Так, христианство, не остановившись на дуализме Бога и Сатаны, на догмате Троицы, приняло вид политеистической религии обычного супремотеистического типа, при котором один из богов является верховным и в качестве такового возглавляет весь пантеон.
ХРИСТИАНСТВО И АНТИЧНАЯ КУЛЬТУРА. ФИЛОСОФСТВУЮЩЕЕ БОГОСЛОВИЕ
С момента своего возникновения христианство заняло позицию резко отрицательного отношения к существующему строю культурно-философского мышления. И в посланиях, и в Евангелиях господствуют дух презрения к мудрости мира сего, атмосфера возвеличения духовного нищенства и неразумия. Иисус в Евангелиях рекомендует всем уподобляться детям (Мф., XVIII, 3). Послания Павла требуют от людей лишь слепой веры (Римл., X, 17). Апологеты тоже выступают с позиций резкого отрицания античной культуры и философии. Тертуллиан, Арнобий, Лактанций третируют философию как язычницу61. Даже впоследствии, когда общее отношение христианства и церкви к античной науке и культуре изменилось в благоприятную сторону, рецидивы резкого отрицания ее встречаются неоднократно 62.
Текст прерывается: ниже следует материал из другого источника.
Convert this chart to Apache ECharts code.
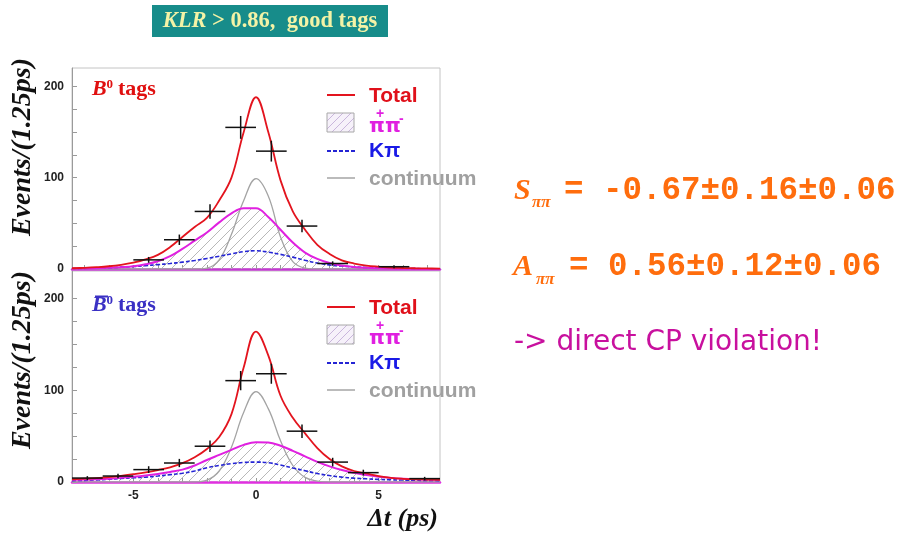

И все же последовательно выдерживать свое отрицательное отношение к античной культуре, и в особенности к философии, христианство не могло. Уже некоторые апологеты второй половины II в. ищут точки соприкосновения христианства с античной философией и делают все для того, чтобы находить в последней аргументы и основания для христианской проповеди. Это было невозможно без реабилитации философии.
Юстин (ум. ок. 262) не только оправдывает античную философию, но и отводит ее деятелям, в том числе Сократу и Гераклиту, место в царстве небесном63. Недаром он вошел в историю под именем мученика и философа. Климент Александрийский (ок. 150 — ок. 215) утверждал полную совместимость языческой философии с христианством; он считал, что в философии истина заключается в учении не какой-нибудь одной из школ, а всех, вместе взятых. Ориген (ок. 185–254) усматривал именно в христианстве завершение древней философии: последняя, по его мнению, подготовила христианство. В античной философии Ориген рекомендовал искать теоретические основания и доказательства истинности христианской веры64. Наконец, Августин (354–430) провозгласил положение о том, что истинная философия и истинная религия тождественны. Правда, в акте познания вера предшествует разуму, и, чтобы понимать, надо предварительно верить (знаменитая формула — credo, ut intelligam), но вера возможна только в том существе, которое одарено разумом.